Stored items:

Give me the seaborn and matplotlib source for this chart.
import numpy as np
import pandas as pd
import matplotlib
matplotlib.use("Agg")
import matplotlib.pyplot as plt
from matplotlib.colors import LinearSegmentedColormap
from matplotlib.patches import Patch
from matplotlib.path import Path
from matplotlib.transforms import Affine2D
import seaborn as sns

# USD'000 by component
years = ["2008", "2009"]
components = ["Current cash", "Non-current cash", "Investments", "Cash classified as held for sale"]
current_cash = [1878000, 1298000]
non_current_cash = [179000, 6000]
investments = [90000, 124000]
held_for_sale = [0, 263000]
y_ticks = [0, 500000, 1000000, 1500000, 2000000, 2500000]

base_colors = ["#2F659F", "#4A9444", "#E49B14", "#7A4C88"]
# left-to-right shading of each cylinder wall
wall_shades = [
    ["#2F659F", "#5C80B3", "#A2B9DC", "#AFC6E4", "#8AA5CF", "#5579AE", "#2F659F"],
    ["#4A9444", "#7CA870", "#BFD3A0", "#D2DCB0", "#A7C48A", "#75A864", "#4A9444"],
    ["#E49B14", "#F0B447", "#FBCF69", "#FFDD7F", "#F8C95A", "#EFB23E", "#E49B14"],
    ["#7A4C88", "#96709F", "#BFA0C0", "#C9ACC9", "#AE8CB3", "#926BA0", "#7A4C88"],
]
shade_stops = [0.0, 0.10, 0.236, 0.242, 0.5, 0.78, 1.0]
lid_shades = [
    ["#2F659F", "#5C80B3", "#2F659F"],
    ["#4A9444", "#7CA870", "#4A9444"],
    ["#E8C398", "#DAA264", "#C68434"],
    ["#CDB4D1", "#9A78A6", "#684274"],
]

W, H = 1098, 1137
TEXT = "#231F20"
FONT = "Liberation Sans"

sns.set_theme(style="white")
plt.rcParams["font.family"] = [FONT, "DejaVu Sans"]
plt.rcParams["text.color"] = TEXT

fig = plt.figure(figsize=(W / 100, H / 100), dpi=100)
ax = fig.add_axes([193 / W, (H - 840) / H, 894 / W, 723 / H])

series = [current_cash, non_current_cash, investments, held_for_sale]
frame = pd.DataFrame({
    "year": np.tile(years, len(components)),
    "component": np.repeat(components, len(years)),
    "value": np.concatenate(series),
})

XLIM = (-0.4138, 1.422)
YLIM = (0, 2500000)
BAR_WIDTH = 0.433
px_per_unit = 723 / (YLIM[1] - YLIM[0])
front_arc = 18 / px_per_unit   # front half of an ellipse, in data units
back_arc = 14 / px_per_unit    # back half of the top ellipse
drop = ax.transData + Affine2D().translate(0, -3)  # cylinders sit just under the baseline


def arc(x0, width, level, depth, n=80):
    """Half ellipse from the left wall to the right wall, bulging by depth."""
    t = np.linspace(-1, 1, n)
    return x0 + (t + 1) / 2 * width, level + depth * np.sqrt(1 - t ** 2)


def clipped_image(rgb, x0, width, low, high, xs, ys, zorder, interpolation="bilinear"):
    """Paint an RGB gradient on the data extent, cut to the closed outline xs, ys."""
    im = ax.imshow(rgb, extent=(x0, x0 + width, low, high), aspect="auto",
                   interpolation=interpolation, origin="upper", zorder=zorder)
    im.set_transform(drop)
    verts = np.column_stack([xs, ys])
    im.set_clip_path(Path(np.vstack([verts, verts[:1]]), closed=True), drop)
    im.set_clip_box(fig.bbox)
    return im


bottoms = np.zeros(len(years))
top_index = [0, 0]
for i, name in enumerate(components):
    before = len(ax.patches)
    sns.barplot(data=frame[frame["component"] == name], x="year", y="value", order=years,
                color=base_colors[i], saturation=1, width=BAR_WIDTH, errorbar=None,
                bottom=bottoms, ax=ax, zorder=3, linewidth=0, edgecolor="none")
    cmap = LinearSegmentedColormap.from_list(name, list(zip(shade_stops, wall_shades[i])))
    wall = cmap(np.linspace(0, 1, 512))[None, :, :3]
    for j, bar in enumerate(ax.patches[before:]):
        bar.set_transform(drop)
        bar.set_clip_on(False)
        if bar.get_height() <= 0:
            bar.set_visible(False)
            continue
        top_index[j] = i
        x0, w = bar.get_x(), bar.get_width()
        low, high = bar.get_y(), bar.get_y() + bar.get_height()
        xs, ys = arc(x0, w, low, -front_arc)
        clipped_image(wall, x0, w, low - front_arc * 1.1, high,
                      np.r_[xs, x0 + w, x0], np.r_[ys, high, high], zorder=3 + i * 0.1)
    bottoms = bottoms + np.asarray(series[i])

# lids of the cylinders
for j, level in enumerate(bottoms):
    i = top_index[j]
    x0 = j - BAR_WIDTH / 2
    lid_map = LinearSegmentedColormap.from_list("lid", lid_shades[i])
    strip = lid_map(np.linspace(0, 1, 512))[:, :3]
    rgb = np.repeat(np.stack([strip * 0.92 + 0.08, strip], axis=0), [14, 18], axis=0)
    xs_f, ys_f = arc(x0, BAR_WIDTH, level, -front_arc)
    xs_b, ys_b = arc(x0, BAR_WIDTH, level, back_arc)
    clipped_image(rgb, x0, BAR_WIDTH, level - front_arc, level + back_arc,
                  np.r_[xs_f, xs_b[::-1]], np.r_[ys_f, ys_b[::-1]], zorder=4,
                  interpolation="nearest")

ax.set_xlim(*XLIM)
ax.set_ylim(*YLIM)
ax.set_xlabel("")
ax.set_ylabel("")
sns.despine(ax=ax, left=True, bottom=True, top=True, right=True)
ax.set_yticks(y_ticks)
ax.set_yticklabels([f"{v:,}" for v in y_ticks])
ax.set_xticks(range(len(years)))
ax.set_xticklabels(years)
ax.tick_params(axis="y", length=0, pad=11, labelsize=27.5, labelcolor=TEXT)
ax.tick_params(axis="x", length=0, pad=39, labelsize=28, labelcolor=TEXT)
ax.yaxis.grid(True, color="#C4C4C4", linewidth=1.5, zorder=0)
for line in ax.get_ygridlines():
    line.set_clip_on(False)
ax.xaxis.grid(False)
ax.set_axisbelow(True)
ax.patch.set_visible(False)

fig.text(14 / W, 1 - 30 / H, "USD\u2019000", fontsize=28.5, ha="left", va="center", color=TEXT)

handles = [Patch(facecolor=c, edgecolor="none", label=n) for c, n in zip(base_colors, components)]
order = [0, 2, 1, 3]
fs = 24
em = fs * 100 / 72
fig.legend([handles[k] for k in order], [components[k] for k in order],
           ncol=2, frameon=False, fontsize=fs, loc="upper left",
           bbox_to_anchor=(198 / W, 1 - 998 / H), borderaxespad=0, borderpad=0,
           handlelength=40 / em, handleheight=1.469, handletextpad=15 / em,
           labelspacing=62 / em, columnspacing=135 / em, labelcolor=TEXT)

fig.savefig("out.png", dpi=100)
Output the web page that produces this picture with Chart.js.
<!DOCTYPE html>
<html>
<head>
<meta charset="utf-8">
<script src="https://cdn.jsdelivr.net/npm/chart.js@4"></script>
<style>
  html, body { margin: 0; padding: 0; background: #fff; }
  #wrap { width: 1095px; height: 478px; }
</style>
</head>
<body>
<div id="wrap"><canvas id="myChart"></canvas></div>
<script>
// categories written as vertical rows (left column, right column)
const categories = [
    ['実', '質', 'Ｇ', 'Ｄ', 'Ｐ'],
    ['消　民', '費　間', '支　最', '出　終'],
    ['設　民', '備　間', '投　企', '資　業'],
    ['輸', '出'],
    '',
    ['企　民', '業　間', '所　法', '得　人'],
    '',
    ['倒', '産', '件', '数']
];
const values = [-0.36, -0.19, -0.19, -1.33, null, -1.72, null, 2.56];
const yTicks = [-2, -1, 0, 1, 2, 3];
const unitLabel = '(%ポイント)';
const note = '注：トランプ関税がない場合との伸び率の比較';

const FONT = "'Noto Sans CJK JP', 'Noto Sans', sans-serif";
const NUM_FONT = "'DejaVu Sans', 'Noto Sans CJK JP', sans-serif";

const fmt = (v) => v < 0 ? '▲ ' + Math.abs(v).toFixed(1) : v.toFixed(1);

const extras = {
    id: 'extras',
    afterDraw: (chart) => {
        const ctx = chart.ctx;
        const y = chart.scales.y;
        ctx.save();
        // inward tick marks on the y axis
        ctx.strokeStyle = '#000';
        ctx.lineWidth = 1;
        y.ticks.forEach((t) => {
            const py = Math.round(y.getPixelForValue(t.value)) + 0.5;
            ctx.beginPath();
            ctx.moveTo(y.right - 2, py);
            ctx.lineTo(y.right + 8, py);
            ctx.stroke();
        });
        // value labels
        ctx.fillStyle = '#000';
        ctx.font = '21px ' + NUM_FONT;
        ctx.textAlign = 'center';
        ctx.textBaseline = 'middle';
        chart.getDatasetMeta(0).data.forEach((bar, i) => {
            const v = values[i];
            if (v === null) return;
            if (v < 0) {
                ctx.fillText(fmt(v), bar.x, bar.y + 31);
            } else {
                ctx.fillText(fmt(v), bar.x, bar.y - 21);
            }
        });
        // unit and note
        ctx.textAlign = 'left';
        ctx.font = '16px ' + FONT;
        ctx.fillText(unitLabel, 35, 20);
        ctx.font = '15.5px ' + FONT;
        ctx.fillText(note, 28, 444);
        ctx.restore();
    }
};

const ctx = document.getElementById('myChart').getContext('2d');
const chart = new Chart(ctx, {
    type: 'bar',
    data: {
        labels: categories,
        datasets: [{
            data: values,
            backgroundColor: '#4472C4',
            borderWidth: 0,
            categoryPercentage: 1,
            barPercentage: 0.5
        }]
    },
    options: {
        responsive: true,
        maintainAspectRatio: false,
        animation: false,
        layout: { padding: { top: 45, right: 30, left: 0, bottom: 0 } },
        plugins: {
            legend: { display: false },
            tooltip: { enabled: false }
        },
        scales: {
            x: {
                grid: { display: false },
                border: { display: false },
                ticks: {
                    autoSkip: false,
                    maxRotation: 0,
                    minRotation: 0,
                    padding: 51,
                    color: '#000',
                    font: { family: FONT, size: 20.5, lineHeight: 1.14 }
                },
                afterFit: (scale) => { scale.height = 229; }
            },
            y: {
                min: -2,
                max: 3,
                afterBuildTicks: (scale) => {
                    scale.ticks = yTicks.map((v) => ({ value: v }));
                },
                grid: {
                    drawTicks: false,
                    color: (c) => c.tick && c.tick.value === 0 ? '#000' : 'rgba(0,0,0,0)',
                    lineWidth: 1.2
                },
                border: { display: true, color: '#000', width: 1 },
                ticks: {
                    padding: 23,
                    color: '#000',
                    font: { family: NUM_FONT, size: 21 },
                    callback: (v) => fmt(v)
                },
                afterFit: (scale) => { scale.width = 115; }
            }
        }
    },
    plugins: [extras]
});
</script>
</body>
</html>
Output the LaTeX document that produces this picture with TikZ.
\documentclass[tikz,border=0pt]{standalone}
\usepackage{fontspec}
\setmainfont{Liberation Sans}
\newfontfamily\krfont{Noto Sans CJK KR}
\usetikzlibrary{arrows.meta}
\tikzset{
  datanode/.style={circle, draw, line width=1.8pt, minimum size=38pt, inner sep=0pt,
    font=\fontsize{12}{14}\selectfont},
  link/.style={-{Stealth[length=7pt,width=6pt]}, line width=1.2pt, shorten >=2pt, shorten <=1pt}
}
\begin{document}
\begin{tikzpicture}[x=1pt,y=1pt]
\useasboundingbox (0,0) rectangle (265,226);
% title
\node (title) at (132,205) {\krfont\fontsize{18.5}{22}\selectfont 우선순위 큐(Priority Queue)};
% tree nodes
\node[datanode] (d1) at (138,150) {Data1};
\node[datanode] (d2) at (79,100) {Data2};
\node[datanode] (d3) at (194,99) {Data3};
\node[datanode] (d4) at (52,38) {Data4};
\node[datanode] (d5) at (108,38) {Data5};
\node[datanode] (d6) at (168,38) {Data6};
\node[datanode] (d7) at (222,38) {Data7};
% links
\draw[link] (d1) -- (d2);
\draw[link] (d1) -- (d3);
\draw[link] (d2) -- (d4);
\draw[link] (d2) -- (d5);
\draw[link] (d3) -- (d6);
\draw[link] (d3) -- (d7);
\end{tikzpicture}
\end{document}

*What you have to do:* Quote every line of the records above, from the first down to the one holding "drop = ax.transData", exactly as written.

*Answer to the task:*
Give me the seaborn and matplotlib source for this chart.
import numpy as np
import pandas as pd
import matplotlib
matplotlib.use("Agg")
import matplotlib.pyplot as plt
from matplotlib.colors import LinearSegmentedColormap
from matplotlib.patches import Patch
from matplotlib.path import Path
from matplotlib.transforms import Affine2D
import seaborn as sns

# USD'000 by component
years = ["2008", "2009"]
components = ["Current cash", "Non-current cash", "Investments", "Cash classified as held for sale"]
current_cash = [1878000, 1298000]
non_current_cash = [179000, 6000]
investments = [90000, 124000]
held_for_sale = [0, 263000]
y_ticks = [0, 500000, 1000000, 1500000, 2000000, 2500000]

base_colors = ["#2F659F", "#4A9444", "#E49B14", "#7A4C88"]
# left-to-right shading of each cylinder wall
wall_shades = [
    ["#2F659F", "#5C80B3", "#A2B9DC", "#AFC6E4", "#8AA5CF", "#5579AE", "#2F659F"],
    ["#4A9444", "#7CA870", "#BFD3A0", "#D2DCB0", "#A7C48A", "#75A864", "#4A9444"],
    ["#E49B14", "#F0B447", "#FBCF69", "#FFDD7F", "#F8C95A", "#EFB23E", "#E49B14"],
    ["#7A4C88", "#96709F", "#BFA0C0", "#C9ACC9", "#AE8CB3", "#926BA0", "#7A4C88"],
]
shade_stops = [0.0, 0.10, 0.236, 0.242, 0.5, 0.78, 1.0]
lid_shades = [
    ["#2F659F", "#5C80B3", "#2F659F"],
    ["#4A9444", "#7CA870", "#4A9444"],
    ["#E8C398", "#DAA264", "#C68434"],
    ["#CDB4D1", "#9A78A6", "#684274"],
]

W, H = 1098, 1137
TEXT = "#231F20"
FONT = "Liberation Sans"

sns.set_theme(style="white")
plt.rcParams["font.family"] = [FONT, "DejaVu Sans"]
plt.rcParams["text.color"] = TEXT

fig = plt.figure(figsize=(W / 100, H / 100), dpi=100)
ax = fig.add_axes([193 / W, (H - 840) / H, 894 / W, 723 / H])

series = [current_cash, non_current_cash, investments, held_for_sale]
frame = pd.DataFrame({
    "year": np.tile(years, len(components)),
    "component": np.repeat(components, len(years)),
    "value": np.concatenate(series),
})

XLIM = (-0.4138, 1.422)
YLIM = (0, 2500000)
BAR_WIDTH = 0.433
px_per_unit = 723 / (YLIM[1] - YLIM[0])
front_arc = 18 / px_per_unit   # front half of an ellipse, in data units
back_arc = 14 / px_per_unit    # back half of the top ellipse
drop = ax.transData + Affine2D().translate(0, -3)  # cylinders sit just under the baseline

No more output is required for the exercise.